Roye, who focuses his work on presenting American Black culture in authentic ways, said he respected and understood Carlson’s inclusion of Black Americans in his work. The two often had conversations about race and current events.

“John’s work always balanced the Black consciousness with looking at the world with human eyes, not just Blackness,” Roye said. “Our collaboration, our friendship, was born out of a mutual respect for how we see the world, how we view the world, and how we live in it.”

As Carlson continued to paint, he became more interested in creating socially engaged art, Wilkins noted. His work gradually took on more political meaning, connecting with current events.

“He was trying to be more, leave more, add more, give more,” Roye said.

Keeping a legacy intact

Carlson’s loved ones are ensuring that his paintings are shown for years to come.

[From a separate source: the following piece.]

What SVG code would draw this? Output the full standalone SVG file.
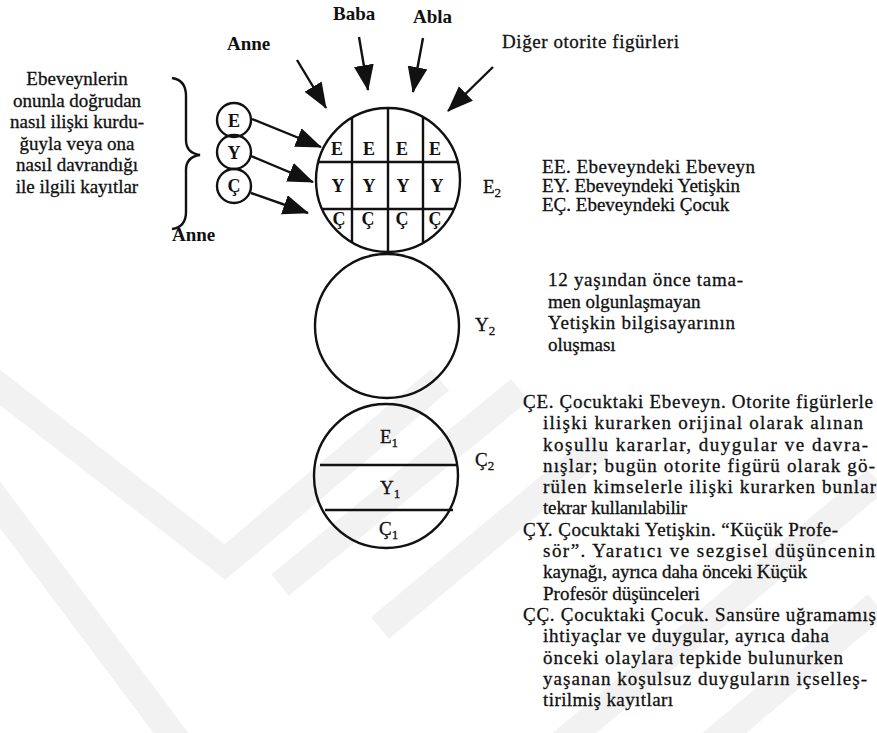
<svg xmlns="http://www.w3.org/2000/svg" width="877" height="733" viewBox="0 0 877 733" font-family="'Liberation Serif', 'DejaVu Serif', serif">
<style>
text { font-family: 'Liberation Serif', 'DejaVu Serif', serif; fill: #111; }
.t { font-size: 19px; stroke: #111; stroke-width: 0.3; }
.b { font-size: 19px; font-weight: bold; }
.g { font-size: 18px; font-weight: bold; text-anchor: middle; }
.c { text-anchor: middle; }
.line { stroke: #111; stroke-width: 2.4; fill: none; }
.wm { stroke: #f2f2f2; stroke-width: 28; fill: none; stroke-linejoin: miter; }
.sub { font-size: 13px; }
</style>
<defs>
<marker id="ah" markerUnits="userSpaceOnUse" markerWidth="27" markerHeight="21" refX="25" refY="10" orient="auto">
<path d="M0,0 L26,10 L0,20 Z" fill="#111"/>
</marker>
<clipPath id="clipTop"><circle cx="388" cy="180" r="72"/></clipPath>
</defs>
<rect width="877" height="733" fill="#ffffff"/>

<g id="watermark">
<polyline class="wm" points="-20,372 225,562 440,380"/>
<polyline class="wm" points="-20,478 180,745"/>
<polyline class="wm" points="280,585 520,390"/>
<polyline class="wm" points="380,628 600,445"/>
<polyline class="wm" points="560,745 877,480"/>
<polyline class="wm" points="710,745 877,605"/>
</g>

<g id="labels-top">
<text class="b" x="333" y="20">Baba</text>
<text class="b" x="413" y="23">Abla</text>
<text class="b" x="227" y="50">Anne</text>
<text class="t" x="502" y="48" textLength="177">Diğer otorite figürleri</text>
</g>

<g id="left-note">
<text class="t c" x="77" y="85">Ebeveynlerin</text>
<text class="t c" x="77" y="107">onunla doğrudan</text>
<text class="t c" x="77" y="128">nasıl ilişki kurdu-</text>
<text class="t c" x="77" y="150">ğuyla veya ona</text>
<text class="t c" x="77" y="171">nasıl davrandığı</text>
<text class="t c" x="77" y="193">ile ilgili kayıtlar</text>
<path class="line" stroke-width="2" d="M172,78 Q186,80 186,96 L186,140 Q186,153 200,155 Q186,157 186,170 L186,212 Q186,227 172,229"/>
</g>

<g id="anne-small">
<circle class="line" cx="234" cy="120" r="17"/>
<text class="g" x="234" y="127">E</text>
<circle class="line" cx="234" cy="152" r="17"/>
<text class="g" x="234" y="159">Y</text>
<circle class="line" cx="234" cy="186" r="17"/>
<text class="g" x="234" y="192">Ç</text>
<text class="b" x="172" y="241">Anne</text>
</g>

<g id="e2-circle">
<circle class="line" cx="388" cy="180" r="72"/>
<g clip-path="url(#clipTop)">
<line class="line" x1="352" y1="100" x2="352" y2="260"/>
<line class="line" x1="388" y1="100" x2="388" y2="260"/>
<line class="line" x1="423" y1="100" x2="423" y2="260"/>
<line class="line" x1="310" y1="162" x2="470" y2="162"/>
<line class="line" x1="310" y1="209" x2="470" y2="209"/>
</g>
<text class="g" x="337" y="155">E</text>
<text class="g" x="369" y="155">E</text>
<text class="g" x="402" y="155">E</text>
<text class="g" x="435" y="155">E</text>
<text class="g" x="338" y="192">Y</text>
<text class="g" x="369" y="192">Y</text>
<text class="g" x="403" y="192">Y</text>
<text class="g" x="437" y="192">Y</text>
<text class="g" x="339" y="225">Ç</text>
<text class="g" x="368" y="225">Ç</text>
<text class="g" x="402" y="225">Ç</text>
<text class="g" x="435" y="225">Ç</text>
<text class="t" x="483" y="193">E<tspan class="sub" dy="4">2</tspan></text>
</g>

<g id="y2-circle">
<circle class="line" cx="387" cy="326" r="72"/>
<text class="t" x="475" y="331">Y<tspan class="sub" dy="4">2</tspan></text>
</g>

<g id="c2-circle">
<circle class="line" cx="386" cy="476" r="72"/>
<line class="line" x1="320" y1="465" x2="458" y2="465"/>
<line class="line" x1="325" y1="510" x2="453" y2="510"/>
<text class="t" x="380" y="443">E<tspan class="sub" dy="4">1</tspan></text>
<text class="t" x="380" y="494">Y<tspan class="sub" dy="4">1</tspan></text>
<text class="t" x="379" y="535">Ç<tspan class="sub" dy="4">1</tspan></text>
<text class="t" x="475" y="466">Ç<tspan class="sub" dy="4">2</tspan></text>
</g>

<g id="connectors">
<line class="line" x1="297" y1="60" x2="326" y2="108" marker-end="url(#ah)"/>
<line class="line" x1="359" y1="37" x2="368" y2="90" marker-end="url(#ah)"/>
<line class="line" x1="423" y1="38" x2="413" y2="92" marker-end="url(#ah)"/>
<line class="line" x1="493" y1="67" x2="448" y2="111" marker-end="url(#ah)"/>
<line class="line" x1="252" y1="119" x2="321" y2="147" marker-end="url(#ah)"/>
<line class="line" x1="251" y1="156" x2="313" y2="182" marker-end="url(#ah)"/>
<line class="line" x1="251" y1="193" x2="308" y2="213" marker-end="url(#ah)"/>
</g>

<g id="legend-e2">
<text class="t" x="542" y="173" textLength="213">EE. Ebeveyndeki Ebeveyn</text>
<text class="t" x="542" y="192">EY. Ebeveyndeki Yetişkin</text>
<text class="t" x="542" y="211">EÇ. Ebeveyndeki Çocuk</text>
</g>

<g id="legend-y2">
<text class="t" x="548" y="286" textLength="195">12 yaşından önce tama-</text>
<text class="t" x="548" y="307.5">men olgunlaşmayan</text>
<text class="t" x="548" y="329" textLength="187">Yetişkin bilgisayarının</text>
<text class="t" x="548" y="350.5">oluşması</text>
</g>

<g id="legend-c2">
<text class="t" x="523" y="408" textLength="350">ÇE. Çocuktaki Ebeveyn. Otorite figürlerle</text>
<text class="t" x="543" y="429" textLength="320">ilişki kurarken orijinal olarak alınan</text>
<text class="t" x="543" y="451" textLength="325">koşullu kararlar, duygular ve davra-</text>
<text class="t" x="543" y="472" textLength="332">nışlar; bugün otorite figürü olarak gö-</text>
<text class="t" x="543" y="493" textLength="333">rülen kimselerle ilişki kurarken bunlar</text>
<text class="t" x="543" y="514" textLength="144">tekrar kullanılabilir</text>
<text class="t" x="523" y="536" textLength="315">ÇY. Çocuktaki Yetişkin. “Küçük Profe-</text>
<text class="t" x="543" y="557" textLength="332">sör”. Yaratıcı ve sezgisel düşüncenin</text>
<text class="t" x="543" y="578" textLength="264">kaynağı, ayrıca daha önceki Küçük</text>
<text class="t" x="543" y="600">Profesör düşünceleri</text>
<text class="t" x="523" y="621" textLength="353">ÇÇ. Çocuktaki Çocuk. Sansüre uğramamış</text>
<text class="t" x="543" y="642" textLength="286">ihtiyaçlar ve duygular, ayrıca daha</text>
<text class="t" x="543" y="664" textLength="300">önceki olaylara tepkide bulunurken</text>
<text class="t" x="543" y="685" textLength="324">yaşanan koşulsuz duyguların içselleş-</text>
<text class="t" x="543" y="706" textLength="130">tirilmiş kayıtları</text>
</g>
</svg>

Wilkins aims to keep his story going, preserving his artwork and cataloging it for future shows. She already has three shows scheduled for Carlson’s work. Art by Wilkins, Carlson and Roye is on display in a virtual exhibition by Fava Gallery through March 28. Hedge plans to showcase Carlson’s work in 2022, and the Massillon Museum will do the same in 2023. Wilkins also wants to publish a book to showcase Carlson’s paintings.

A GoFundMe, set up by Hedge Gallery owner Hilary Gent and Wilkins, will raise money to ensure Carlson’s artwork will be preserved and recognized. Donations to the fundraiser can be made at gofundme.com/f/help-preserve-john-w-carlsons-artistic-legacy.

“It’s really important to get his work out there,” Wilkins said. “There’s so much of it and so much of it, I think, is amazing.”

Though Carlson’s life was cut short, his art will continue to have an impact in one of the most fundamental ways: making us feel.

The artist said it best in his own journal entry:

“My interest lies in the use of the figure as a conveyor of emotional experiences… I hope the individual will develop, interpret, and elaborate an apparently simple and casual incident into a critical emotional experience. Time, emotion and the archaeology of a painting. The layers of our experience. Seeing with emotion.”